A general construction operative, also called a labourer or ground worker, helps skilled craft workers in various jobs on building sites. See also Plant Operator job profile.
You could be:
marking out the area for the site, using string lines wound between stakes
putting up site huts, ladders, barriers and safety signs
digging shallow holes and trenches, for placing building foundations and drains
laying pipes, manhole covers and inspection chambers
mixing and pouring concrete to make foundations, beams or floors
using hand machinery: drills, pumps and compressors
cleaning and maintaining tools and other equipment
specialising in helping a particular skilled worker, for example a bricklayer, a glazier or a plasterer
driving forklift trucks, dump trucks or other site machines.
The figures below are only a guide. Pay rates vary, depending on:
where you work
the size of your company
the demand for the job.
Starting pay is often based on the National Minimum Wage (NMW) or the National Living Wage (NLW).

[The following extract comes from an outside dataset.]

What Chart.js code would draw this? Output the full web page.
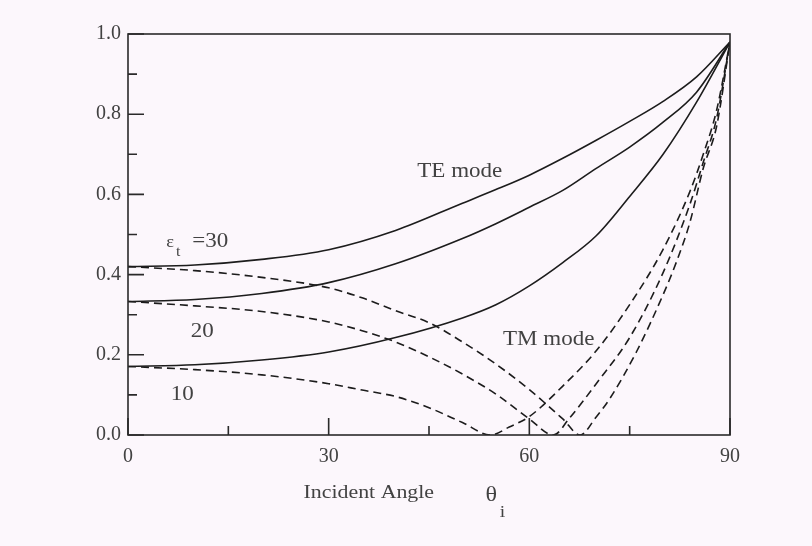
<!DOCTYPE html>
<html>
<head>
<meta charset="utf-8">
<title>Reflection coefficient vs incident angle</title>
<script src="https://cdn.jsdelivr.net/npm/chart.js@4.4.1/dist/chart.umd.min.js"></script>
<style>
  html, body { margin: 0; padding: 0; background: #fcf7fc; }
  #wrap { width: 812px; height: 546px; }
</style>
</head>
<body>
<div id="wrap"><canvas id="c" width="812" height="546"></canvas></div>
<script>
// Incident angle (degrees) for the TE curves
const angleTE = [0, 10, 20, 30, 40, 50, 55, 60, 65, 70, 75, 80, 85, 90];
// |reflection coefficient|, TE mode
const te30 = [0.42, 0.424, 0.438, 0.462, 0.51, 0.578, 0.612, 0.648, 0.69, 0.735, 0.782, 0.832, 0.893, 0.98];
const te20 = [0.333, 0.338, 0.353, 0.38, 0.427, 0.49, 0.527, 0.568, 0.61, 0.665, 0.718, 0.78, 0.855, 0.98];
const te10 = [0.171, 0.175, 0.187, 0.207, 0.243, 0.292, 0.325, 0.372, 0.43, 0.497, 0.595, 0.70, 0.83, 0.98];

// TM mode: each curve has its own angle samples (dense around its zero)
const angleTM30 = [0, 10, 20, 30, 35, 40, 45, 50, 55, 60, 65, 67.6, 70, 72, 76, 80, 82, 84, 86, 88, 90];
const tm30 = [0.42, 0.41, 0.393, 0.367, 0.342, 0.31, 0.28, 0.232, 0.177, 0.113, 0.04, 0, 0.045, 0.09, 0.207, 0.35, 0.432, 0.53, 0.665, 0.77, 0.98];
const angleTM20 = [0, 10, 20, 30, 35, 40, 45, 50, 55, 60, 63.6, 66, 70, 75, 80, 84, 86, 88, 90];
const tm20 = [0.333, 0.322, 0.308, 0.282, 0.26, 0.232, 0.195, 0.152, 0.102, 0.04, 0, 0.042, 0.128, 0.243, 0.405, 0.575, 0.68, 0.79, 0.98];
const angleTM10 = [0, 10, 20, 30, 35, 40, 45, 50, 54.2, 57, 60, 65, 70, 75, 80, 84, 86, 88, 90];
const tm10 = [0.171, 0.163, 0.15, 0.128, 0.112, 0.096, 0.068, 0.031, 0, 0.02, 0.046, 0.122, 0.21, 0.325, 0.463, 0.607, 0.70, 0.81, 0.98];

// Axis ticks
const xMajor = [0, 30, 60, 90];
const xMinor = [15, 45, 75];
const yMajor = [0, 0.2, 0.4, 0.6, 0.8, 1.0];
const yMinor = [0.1, 0.3, 0.5, 0.7, 0.9];

const INK = '#1c1c1c';
const TEXT = '#424242';
const SERIF = "'Liberation Serif', 'DejaVu Serif', serif";

function pts(xs, ys) { return xs.map((x, i) => ({ x: x, y: ys[i] })); }
function line(label, xs, ys, dashed) {
  return {
    label: label,
    data: pts(xs, ys),
    borderColor: INK,
    borderWidth: 1.6,
    borderDash: dashed ? [8, 5] : [],
    pointRadius: 0,
    fill: false,
    cubicInterpolationMode: 'monotone'
  };
}

// Page background
const bgPlugin = {
  id: 'bg',
  beforeDraw(chart) {
    const ctx = chart.ctx;
    ctx.save();
    ctx.fillStyle = '#fcf7fc';
    ctx.fillRect(0, 0, chart.width, chart.height);
    ctx.restore();
  }
};

// Boxed frame with inward-pointing tick marks, plus in-plot labels
const framePlugin = {
  id: 'frame',
  afterDatasetsDraw(chart) {
    const ctx = chart.ctx;
    const a = chart.chartArea;
    const xs = chart.scales.x, ys = chart.scales.y;
    ctx.save();
    ctx.strokeStyle = '#2a2a2a';
    ctx.lineWidth = 1.6;
    ctx.strokeRect(a.left, a.top, a.right - a.left, a.bottom - a.top);

    ctx.beginPath();
    yMajor.forEach(v => { const y = ys.getPixelForValue(v); ctx.moveTo(a.left, y); ctx.lineTo(a.left + 16, y); });
    yMinor.forEach(v => { const y = ys.getPixelForValue(v); ctx.moveTo(a.left, y); ctx.lineTo(a.left + 9, y); });
    xMajor.forEach(v => { const x = xs.getPixelForValue(v); ctx.moveTo(x, a.bottom); ctx.lineTo(x, a.bottom - 17); });
    xMinor.forEach(v => { const x = xs.getPixelForValue(v); ctx.moveTo(x, a.bottom); ctx.lineTo(x, a.bottom - 9); });
    ctx.stroke();

    // text helper: horizontally widened serif text
    function txt(s, px, py, size, align) {
      ctx.save();
      ctx.translate(px, py);
      ctx.scale(1.15, 1);
      ctx.font = size + 'px ' + SERIF;
      ctx.fillStyle = TEXT;
      ctx.textAlign = align || 'center';
      ctx.textBaseline = 'middle';
      ctx.fillText(s, 0, 0);
      ctx.restore();
    }
    const X = v => xs.getPixelForValue(v);
    const Y = v => ys.getPixelForValue(v);

    txt('TE mode', X(49.6), Y(0.656), 20);
    txt('TM mode', X(62.9), Y(0.238), 20);
    txt('20', X(11.1), Y(0.258), 20);
    txt('10', X(8.1), Y(0.10), 20);
    txt('\u03B5', X(6.3), Y(0.48), 16);
    txt('t', X(7.5), Y(0.455), 14);
    txt('=30', X(12.3), Y(0.482), 20);

    // axis title below the frame
    txt('Incident Angle', X(36), a.bottom + 58, 19);
    txt('\u03B8', X(54.3), a.bottom + 60, 21);
    txt('i', X(56.0), a.bottom + 78, 17);
    ctx.restore();
  }
};

new Chart(document.getElementById('c'), {
  type: 'line',
  data: {
    datasets: [
      line('TE \u03B5=30', angleTE, te30, false),
      line('TE \u03B5=20', angleTE, te20, false),
      line('TE \u03B5=10', angleTE, te10, false),
      line('TM \u03B5=30', angleTM30, tm30, true),
      line('TM \u03B5=20', angleTM20, tm20, true),
      line('TM \u03B5=10', angleTM10, tm10, true)
    ]
  },
  options: {
    responsive: false,
    animation: false,
    layout: { padding: { left: 0, top: 34, right: 82, bottom: 0 } },
    plugins: { legend: { display: false }, tooltip: { enabled: false } },
    scales: {
      x: {
        type: 'linear', min: 0, max: 90,
        afterBuildTicks(s) { s.ticks = xMajor.map(v => ({ value: v })); },
        ticks: { font: { family: SERIF, size: 20 }, color: TEXT, padding: 10, maxRotation: 0, autoSkip: false,
                 callback: v => String(v) },
        grid: { display: false, drawTicks: false },
        border: { display: false },
        afterFit(s) { s.height = 111; }
      },
      y: {
        type: 'linear', min: 0, max: 1,
        afterBuildTicks(s) { s.ticks = yMajor.map(v => ({ value: v })); },
        ticks: { font: { family: SERIF, size: 20 }, color: TEXT, padding: 7, autoSkip: false,
                 callback: v => Number(v).toFixed(1) },
        grid: { display: false, drawTicks: false },
        border: { display: false },
        afterFit(s) { s.width = 128; }
      }
    }
  },
  plugins: [bgPlugin, framePlugin]
});
</script>
</body>
</html>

As of 1 April 2021 the National Minimum Wage is £4.62 an hour for workers aged 16 to 17, £6.56 an hour for workers aged 18 to 20 and £8.36 an hour for workers aged 21 to 22. The National Living Wage is £8.91 for workers aged 23 and over. Recent vacancies have ranged from NMW to £11.00 an hour.

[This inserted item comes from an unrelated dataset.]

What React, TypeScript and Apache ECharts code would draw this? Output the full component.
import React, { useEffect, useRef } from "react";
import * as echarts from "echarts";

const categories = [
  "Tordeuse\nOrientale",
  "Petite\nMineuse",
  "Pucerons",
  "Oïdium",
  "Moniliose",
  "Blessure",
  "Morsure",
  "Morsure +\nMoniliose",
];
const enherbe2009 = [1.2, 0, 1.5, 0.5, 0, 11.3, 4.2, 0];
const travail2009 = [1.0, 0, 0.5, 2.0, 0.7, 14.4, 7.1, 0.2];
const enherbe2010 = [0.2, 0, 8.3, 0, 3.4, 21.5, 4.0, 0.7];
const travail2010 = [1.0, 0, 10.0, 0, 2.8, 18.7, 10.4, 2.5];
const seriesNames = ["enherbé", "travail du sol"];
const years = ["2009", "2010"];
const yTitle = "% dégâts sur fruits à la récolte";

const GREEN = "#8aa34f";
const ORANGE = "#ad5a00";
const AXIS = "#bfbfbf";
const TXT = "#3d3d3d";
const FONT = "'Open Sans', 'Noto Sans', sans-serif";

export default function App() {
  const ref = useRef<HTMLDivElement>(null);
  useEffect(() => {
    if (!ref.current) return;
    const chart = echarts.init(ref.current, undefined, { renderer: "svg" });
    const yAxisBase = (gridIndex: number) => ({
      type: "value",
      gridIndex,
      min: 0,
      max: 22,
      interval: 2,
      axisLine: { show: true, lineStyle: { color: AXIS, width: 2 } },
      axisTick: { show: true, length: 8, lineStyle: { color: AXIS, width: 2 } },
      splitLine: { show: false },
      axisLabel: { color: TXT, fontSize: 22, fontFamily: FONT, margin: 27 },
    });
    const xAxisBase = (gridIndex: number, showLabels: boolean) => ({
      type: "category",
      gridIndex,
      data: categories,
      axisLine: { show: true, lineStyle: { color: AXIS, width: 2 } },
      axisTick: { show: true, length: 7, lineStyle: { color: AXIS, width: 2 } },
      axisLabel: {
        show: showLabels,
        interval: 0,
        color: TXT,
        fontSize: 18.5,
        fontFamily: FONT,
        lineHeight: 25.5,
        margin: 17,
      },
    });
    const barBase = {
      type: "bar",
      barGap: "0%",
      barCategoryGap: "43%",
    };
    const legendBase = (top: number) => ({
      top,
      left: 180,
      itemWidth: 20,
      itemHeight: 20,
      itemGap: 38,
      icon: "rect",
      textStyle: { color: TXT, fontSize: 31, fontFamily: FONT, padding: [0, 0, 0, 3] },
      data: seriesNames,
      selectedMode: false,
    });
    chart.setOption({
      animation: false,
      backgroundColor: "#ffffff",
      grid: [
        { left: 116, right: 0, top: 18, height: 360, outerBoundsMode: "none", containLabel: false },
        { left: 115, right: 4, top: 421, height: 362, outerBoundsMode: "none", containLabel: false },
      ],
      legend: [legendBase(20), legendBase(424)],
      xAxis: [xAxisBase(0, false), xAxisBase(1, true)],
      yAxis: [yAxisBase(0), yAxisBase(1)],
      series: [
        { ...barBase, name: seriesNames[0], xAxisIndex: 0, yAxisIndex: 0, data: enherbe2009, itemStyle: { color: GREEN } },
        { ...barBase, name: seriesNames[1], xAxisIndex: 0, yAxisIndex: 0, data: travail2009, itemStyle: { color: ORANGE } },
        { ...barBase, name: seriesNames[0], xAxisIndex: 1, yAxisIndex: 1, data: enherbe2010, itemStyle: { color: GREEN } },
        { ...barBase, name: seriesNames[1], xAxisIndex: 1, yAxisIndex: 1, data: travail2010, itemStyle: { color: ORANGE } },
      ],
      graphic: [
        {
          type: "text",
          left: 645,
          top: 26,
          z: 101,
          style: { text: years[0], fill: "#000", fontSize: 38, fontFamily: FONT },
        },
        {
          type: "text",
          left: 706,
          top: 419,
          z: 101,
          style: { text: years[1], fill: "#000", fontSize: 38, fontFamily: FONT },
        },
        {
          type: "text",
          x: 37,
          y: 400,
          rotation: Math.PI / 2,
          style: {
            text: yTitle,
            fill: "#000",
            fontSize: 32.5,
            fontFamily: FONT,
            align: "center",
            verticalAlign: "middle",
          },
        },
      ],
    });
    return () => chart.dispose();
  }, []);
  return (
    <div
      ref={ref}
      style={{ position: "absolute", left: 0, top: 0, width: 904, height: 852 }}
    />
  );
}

You work outdoors on rough muddy ground in all weathers. You might have to work at heights.
You have to wear protective clothing: safety helmet, boots, overalls and high visibility jacket.

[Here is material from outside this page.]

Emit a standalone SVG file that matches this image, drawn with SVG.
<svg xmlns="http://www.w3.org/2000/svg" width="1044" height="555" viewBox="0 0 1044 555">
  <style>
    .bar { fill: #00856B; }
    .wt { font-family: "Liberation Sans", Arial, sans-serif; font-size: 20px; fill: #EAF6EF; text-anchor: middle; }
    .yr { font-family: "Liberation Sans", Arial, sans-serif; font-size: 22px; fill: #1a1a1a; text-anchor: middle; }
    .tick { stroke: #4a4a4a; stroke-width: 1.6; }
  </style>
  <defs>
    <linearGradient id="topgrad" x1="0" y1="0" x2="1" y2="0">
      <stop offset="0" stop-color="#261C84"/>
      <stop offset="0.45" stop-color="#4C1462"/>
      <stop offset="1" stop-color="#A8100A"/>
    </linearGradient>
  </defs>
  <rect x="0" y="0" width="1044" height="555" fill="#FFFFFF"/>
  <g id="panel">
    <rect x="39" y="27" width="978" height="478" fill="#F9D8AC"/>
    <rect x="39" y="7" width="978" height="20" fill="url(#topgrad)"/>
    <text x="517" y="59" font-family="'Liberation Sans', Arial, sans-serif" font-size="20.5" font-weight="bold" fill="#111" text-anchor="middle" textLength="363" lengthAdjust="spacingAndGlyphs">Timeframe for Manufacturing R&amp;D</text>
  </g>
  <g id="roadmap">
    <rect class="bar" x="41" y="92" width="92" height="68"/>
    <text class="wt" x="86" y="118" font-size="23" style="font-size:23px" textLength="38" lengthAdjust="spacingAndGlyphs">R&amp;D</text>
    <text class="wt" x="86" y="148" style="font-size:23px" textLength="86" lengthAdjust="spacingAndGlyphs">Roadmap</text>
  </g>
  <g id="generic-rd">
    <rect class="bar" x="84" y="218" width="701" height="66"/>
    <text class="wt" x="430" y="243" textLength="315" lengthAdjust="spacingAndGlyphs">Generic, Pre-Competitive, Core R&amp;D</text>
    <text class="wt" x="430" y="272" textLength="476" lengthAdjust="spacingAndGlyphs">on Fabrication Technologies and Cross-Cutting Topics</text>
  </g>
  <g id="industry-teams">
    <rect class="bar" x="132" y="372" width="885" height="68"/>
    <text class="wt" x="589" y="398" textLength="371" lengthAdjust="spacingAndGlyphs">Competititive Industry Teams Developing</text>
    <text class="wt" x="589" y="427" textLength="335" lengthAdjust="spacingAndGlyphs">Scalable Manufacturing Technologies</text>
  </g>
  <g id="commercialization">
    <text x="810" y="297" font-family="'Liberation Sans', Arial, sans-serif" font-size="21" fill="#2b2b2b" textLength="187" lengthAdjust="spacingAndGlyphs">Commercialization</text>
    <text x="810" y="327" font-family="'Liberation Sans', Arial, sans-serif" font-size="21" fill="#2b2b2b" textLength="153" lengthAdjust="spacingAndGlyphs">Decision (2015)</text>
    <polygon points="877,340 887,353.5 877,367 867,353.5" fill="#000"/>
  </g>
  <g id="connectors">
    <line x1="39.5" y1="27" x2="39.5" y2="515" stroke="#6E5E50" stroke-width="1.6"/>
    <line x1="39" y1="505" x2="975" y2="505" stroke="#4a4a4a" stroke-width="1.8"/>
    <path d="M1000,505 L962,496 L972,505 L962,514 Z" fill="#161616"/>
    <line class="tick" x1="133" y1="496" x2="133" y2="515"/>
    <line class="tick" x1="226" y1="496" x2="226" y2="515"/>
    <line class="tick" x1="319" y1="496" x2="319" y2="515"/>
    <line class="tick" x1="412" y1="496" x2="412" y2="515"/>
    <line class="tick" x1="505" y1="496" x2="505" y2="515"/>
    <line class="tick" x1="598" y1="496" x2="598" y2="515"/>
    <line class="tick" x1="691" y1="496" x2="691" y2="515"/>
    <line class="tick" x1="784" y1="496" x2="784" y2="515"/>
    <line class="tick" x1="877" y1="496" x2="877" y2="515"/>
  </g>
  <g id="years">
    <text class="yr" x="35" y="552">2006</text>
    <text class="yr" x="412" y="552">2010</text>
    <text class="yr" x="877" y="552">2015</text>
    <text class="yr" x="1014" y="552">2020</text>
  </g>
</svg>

Jobs are often temporary for a few weeks or months at a time.
You have to travel to different sites.
The working day starts early and may depend on the hours of daylight. You might work long hours in summer and shorter hours in winter.
You often work overtime, including evenings and weekends to minimise the disruption to traffic.
Training during an apprenticeship is mainly on the job with off the job training at college. You would work towards SVQ in Construction and Civil Engineering Operations (Construction) at SCQF Level 5 and NPA Construction Operations.
You may do some specialist training, such as asbestos awareness or fork lift truck driving.
With experience, you can move on to a supervisory post.
You might be able to move into site management.
For a supervisory or management post you would need to study for an HNC, HND or degree course in construction or built environment.
Many experienced operatives become self-employed.
You may want to move into a specialised role such as bricklayer or carpenter.